A: The editor, Curtiss Clayton, found (the music), and he brought it to Malcolm Venville, who felt that it played to the movie's rich undertone. He didn't want to do bouncy music; he was letting that happen in the behavior and the dialogue. A lot of the dialogue is quite snappy. And he wanted to bring (Jones') voice underneath it, like a chorus. It grounded the film, I felt.

Q: You've just filmed "47 Ronin" in Budapest. It's a major undertaking, right?

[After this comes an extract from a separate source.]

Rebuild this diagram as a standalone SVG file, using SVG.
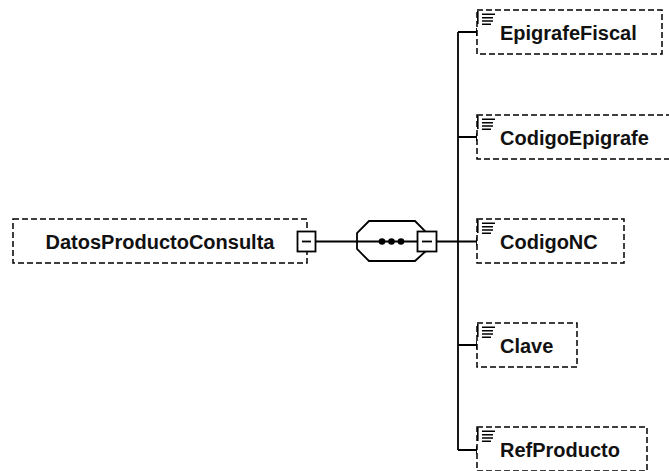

A: It's a famous story from Japan, based on something that happened in 1703. We're doing a reinterpretation or reinvention of the story. It's a fantastical, real (pause) Western, in a way. These samurai who become ronin (samurai without masters) seek to get revenge for their fallen lord. There are some celebrated versions of it, (particularly) "Chushingura" (the 1962 movie by Hiroshi Inagaki).

Q: A story in Variety said it's going to have "Lord of the Rings"-style fantasy elements. Is that right?

A: No, it's creating a world, but not as "Dungeons and Dragons" as that. And I don't mean that in a pejorative sense. "47 Ronin" is fantastical - we have a witch, we have giants, mythical creatures. But the emotion and the drama are not fantastical.

Q: It's a pretty heavy story.

A: Yeah, I mean, we all commit suicide in the end.

Henry's Crime (R) opens Friday at Bay Area theaters.